* Problem statement: In your copy, leave out the pictures and repeat the entries below exactly.

* Data for this exercise:
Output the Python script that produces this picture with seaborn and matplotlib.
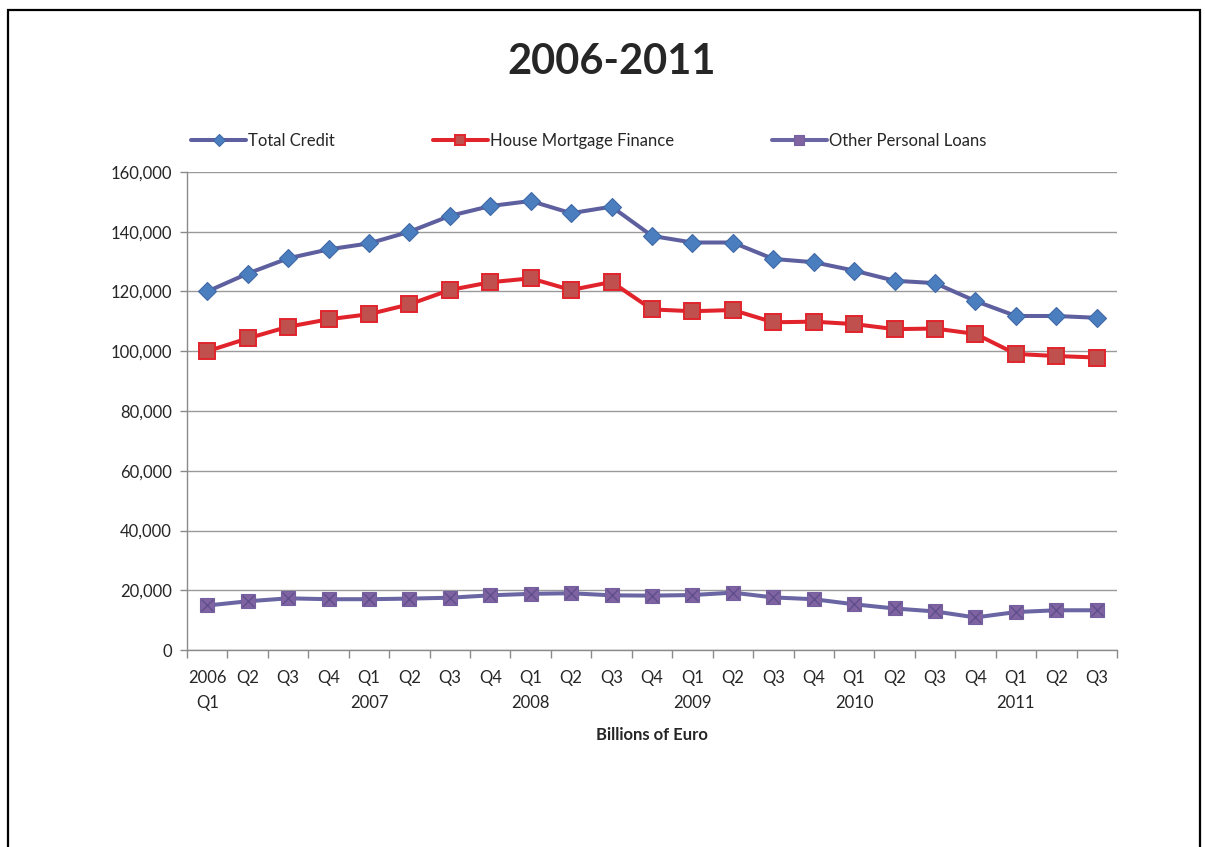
import matplotlib
matplotlib.use("Agg")
import matplotlib.pyplot as plt
from matplotlib.patches import Rectangle
from matplotlib.ticker import FuncFormatter, FixedLocator
import seaborn as sns
import numpy as np
import pandas as pd

quarters = ["2006\nQ1", "Q2", "Q3", "Q4", "Q1\n2007", "Q2", "Q3", "Q4",
            "Q1\n2008", "Q2", "Q3", "Q4", "Q1\n2009", "Q2", "Q3", "Q4",
            "Q1\n2010", "Q2", "Q3", "Q4", "Q1\n2011", "Q2", "Q3"]

total_credit = [120000, 126000, 131100, 134100, 136100, 140000, 145300, 148600,
                150300, 146200, 148400, 138600, 136400, 136400, 130900, 129800,
                127000, 123600, 122800, 116800, 111800, 111800, 111200]

house_mortgage = [100000, 104300, 108200, 110700, 112400, 115700, 120500, 123100,
                  124400, 120500, 123200, 114000, 113400, 113800, 109700, 109900,
                  109100, 107400, 107600, 105800, 99100, 98400, 97900]

other_loans = [14900, 16300, 17300, 17000, 17000, 17200, 17500, 18300,
               18800, 19000, 18300, 18200, 18400, 19200, 17600, 17000,
               15300, 13900, 12900, 10900, 12700, 13300, 13300]

y_ticks = [0, 20000, 40000, 60000, 80000, 100000, 120000, 140000, 160000]

sns.set_theme(style="white")
plt.rcParams["font.family"] = ["Lato", "DejaVu Sans"]

fig = plt.figure(figsize=(12.05, 8.47), dpi=100)
ax = fig.add_axes([187 / 1205, 1 - 650 / 847, (1117 - 187) / 1205, (650 - 172) / 847])

x = np.arange(len(quarters))
df = pd.DataFrame({"q": x, "total": total_credit, "mortgage": house_mortgage,
                   "other": other_loans})

# horizontal gridlines behind the series
ax.set_axisbelow(True)
ax.yaxis.grid(True, color="#9a9a9a", linewidth=1.0)
ax.xaxis.grid(False)

sns.lineplot(data=df, x="q", y="total", ax=ax, color="#5E5F9F", linewidth=2.9,
             marker="D", markersize=9, markerfacecolor="#4A7EBF",
             markeredgecolor="#3F68A6", markeredgewidth=0.8, label="Total Credit",
             zorder=3)
sns.lineplot(data=df, x="q", y="mortgage", ax=ax, color="#E1242C", linewidth=2.9,
             marker="s", markersize=11, markerfacecolor="#C0504D",
             markeredgecolor="#E1242C", markeredgewidth=1.4,
             label="House Mortgage Finance", zorder=3)
sns.lineplot(data=df, x="q", y="other", ax=ax, color="#6A66A3", linewidth=2.9,
             marker="s", markersize=10, markerfacecolor="#8064A2",
             markeredgecolor="#7460A0", markeredgewidth=0.8,
             label="Other Personal Loans", zorder=3)
sns.scatterplot(data=df, x="q", y="other", ax=ax, marker="x", s=70,
                color="#5F4F8C", linewidth=1.0, zorder=4, legend=False)

ax.set_xlim(-0.5, len(quarters) - 0.5)
ax.set_ylim(0, 160000)
ax.set_yticks(y_ticks)
ax.yaxis.set_major_formatter(FuncFormatter(lambda v, p: f"{int(v):,}"))
ax.set_xticks(x)
ax.set_xticklabels(quarters, fontsize=12, linespacing=1.65)
ax.xaxis.set_minor_locator(FixedLocator(np.arange(-0.5, len(quarters), 1.0)))
ax.tick_params(axis="x", which="major", length=0, pad=14.5)
ax.tick_params(axis="x", which="minor", length=6, width=1.0, color="#8a8a8a",
               direction="out", bottom=True)
ax.tick_params(axis="y", which="major", length=5, width=1.0, color="#8a8a8a",
               direction="out", left=True, labelsize=12, pad=6)

for side in ("top", "right"):
    ax.spines[side].set_visible(False)
for side in ("left", "bottom"):
    ax.spines[side].set_color("#8a8a8a")
    ax.spines[side].set_linewidth(1.0)

ax.set_ylabel("")
ax.set_xlabel("Billions of Euro", fontsize=12, fontweight="bold", labelpad=12)

ax.get_legend().remove()
handles, labels = ax.get_legend_handles_labels()
fig.legend(handles, labels, loc="center left", bbox_to_anchor=(176 / 1205, 1 - 141 / 847),
           ncol=3, frameon=False, fontsize=12, handlelength=3.3, handletextpad=0.15,
           columnspacing=5.85, markerscale=0.7)

fig.text(612 / 1205, 1 - 62 / 847, "2006-2011", ha="center", va="center",
         fontsize=30, fontweight="bold")

fig.add_artist(Rectangle((8 / 1205, -0.05), (1200 - 8) / 1205, 1.05 - 10 / 847,
                         transform=fig.transFigure, fill=False, edgecolor="black",
                         linewidth=1.6, clip_on=False))

fig.savefig("out.png", dpi=100)
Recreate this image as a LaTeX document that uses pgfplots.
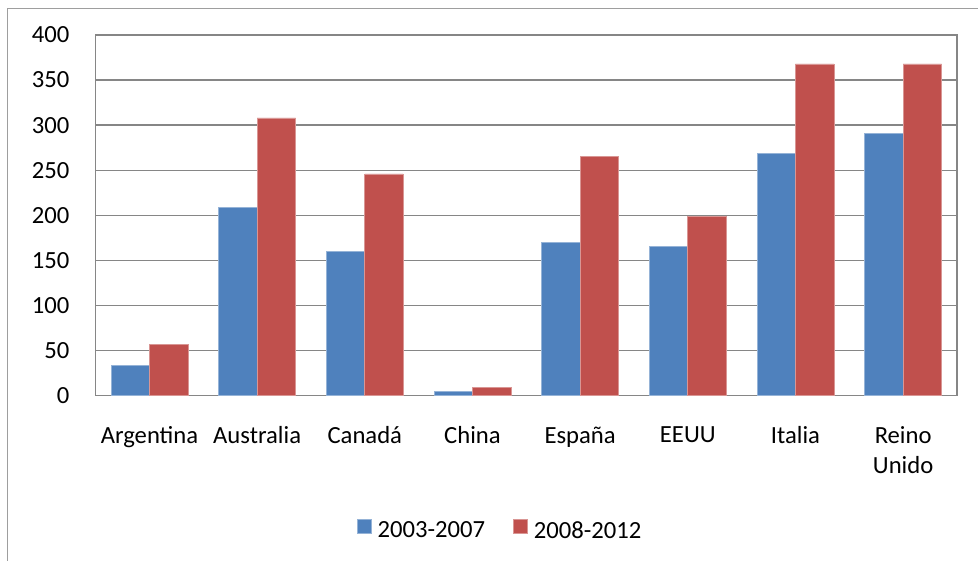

* Written solution:
Output the Python script that produces this picture with seaborn and matplotlib.
import matplotlib
matplotlib.use("Agg")
import matplotlib.pyplot as plt
from matplotlib.patches import Rectangle
from matplotlib.ticker import FuncFormatter, FixedLocator
import seaborn as sns
import numpy as np
import pandas as pd

quarters = ["2006\nQ1", "Q2", "Q3", "Q4", "Q1\n2007", "Q2", "Q3", "Q4",
            "Q1\n2008", "Q2", "Q3", "Q4", "Q1\n2009", "Q2", "Q3", "Q4",
            "Q1\n2010", "Q2", "Q3", "Q4", "Q1\n2011", "Q2", "Q3"]

total_credit = [120000, 126000, 131100, 134100, 136100, 140000, 145300, 148600,
                150300, 146200, 148400, 138600, 136400, 136400, 130900, 129800,
                127000, 123600, 122800, 116800, 111800, 111800, 111200]

house_mortgage = [100000, 104300, 108200, 110700, 112400, 115700, 120500, 123100,
                  124400, 120500, 123200, 114000, 113400, 113800, 109700, 109900,
                  109100, 107400, 107600, 105800, 99100, 98400, 97900]

other_loans = [14900, 16300, 17300, 17000, 17000, 17200, 17500, 18300,
               18800, 19000, 18300, 18200, 18400, 19200, 17600, 17000,
               15300, 13900, 12900, 10900, 12700, 13300, 13300]

y_ticks = [0, 20000, 40000, 60000, 80000, 100000, 120000, 140000, 160000]

sns.set_theme(style="white")
plt.rcParams["font.family"] = ["Lato", "DejaVu Sans"]

fig = plt.figure(figsize=(12.05, 8.47), dpi=100)
ax = fig.add_axes([187 / 1205, 1 - 650 / 847, (1117 - 187) / 1205, (650 - 172) / 847])

x = np.arange(len(quarters))
df = pd.DataFrame({"q": x, "total": total_credit, "mortgage": house_mortgage,
                   "other": other_loans})

# horizontal gridlines behind the series
ax.set_axisbelow(True)
ax.yaxis.grid(True, color="#9a9a9a", linewidth=1.0)
ax.xaxis.grid(False)

sns.lineplot(data=df, x="q", y="total", ax=ax, color="#5E5F9F", linewidth=2.9,
             marker="D", markersize=9, markerfacecolor="#4A7EBF",
             markeredgecolor="#3F68A6", markeredgewidth=0.8, label="Total Credit",
             zorder=3)
sns.lineplot(data=df, x="q", y="mortgage", ax=ax, color="#E1242C", linewidth=2.9,
             marker="s", markersize=11, markerfacecolor="#C0504D",
             markeredgecolor="#E1242C", markeredgewidth=1.4,
             label="House Mortgage Finance", zorder=3)
sns.lineplot(data=df, x="q", y="other", ax=ax, color="#6A66A3", linewidth=2.9,
             marker="s", markersize=10, markerfacecolor="#8064A2",
             markeredgecolor="#7460A0", markeredgewidth=0.8,
             label="Other Personal Loans", zorder=3)
sns.scatterplot(data=df, x="q", y="other", ax=ax, marker="x", s=70,
                color="#5F4F8C", linewidth=1.0, zorder=4, legend=False)

ax.set_xlim(-0.5, len(quarters) - 0.5)
ax.set_ylim(0, 160000)
ax.set_yticks(y_ticks)
ax.yaxis.set_major_formatter(FuncFormatter(lambda v, p: f"{int(v):,}"))
ax.set_xticks(x)
ax.set_xticklabels(quarters, fontsize=12, linespacing=1.65)
ax.xaxis.set_minor_locator(FixedLocator(np.arange(-0.5, len(quarters), 1.0)))
ax.tick_params(axis="x", which="major", length=0, pad=14.5)
ax.tick_params(axis="x", which="minor", length=6, width=1.0, color="#8a8a8a",
               direction="out", bottom=True)
ax.tick_params(axis="y", which="major", length=5, width=1.0, color="#8a8a8a",
               direction="out", left=True, labelsize=12, pad=6)

for side in ("top", "right"):
    ax.spines[side].set_visible(False)
for side in ("left", "bottom"):
    ax.spines[side].set_color("#8a8a8a")
    ax.spines[side].set_linewidth(1.0)

ax.set_ylabel("")
ax.set_xlabel("Billions of Euro", fontsize=12, fontweight="bold", labelpad=12)

ax.get_legend().remove()
handles, labels = ax.get_legend_handles_labels()
fig.legend(handles, labels, loc="center left", bbox_to_anchor=(176 / 1205, 1 - 141 / 847),
           ncol=3, frameon=False, fontsize=12, handlelength=3.3, handletextpad=0.15,
           columnspacing=5.85, markerscale=0.7)

fig.text(612 / 1205, 1 - 62 / 847, "2006-2011", ha="center", va="center",
         fontsize=30, fontweight="bold")

fig.add_artist(Rectangle((8 / 1205, -0.05), (1200 - 8) / 1205, 1.05 - 10 / 847,
                         transform=fig.transFigure, fill=False, edgecolor="black",
                         linewidth=1.6, clip_on=False))

fig.savefig("out.png", dpi=100)
Recreate this image as a LaTeX document that uses pgfplots.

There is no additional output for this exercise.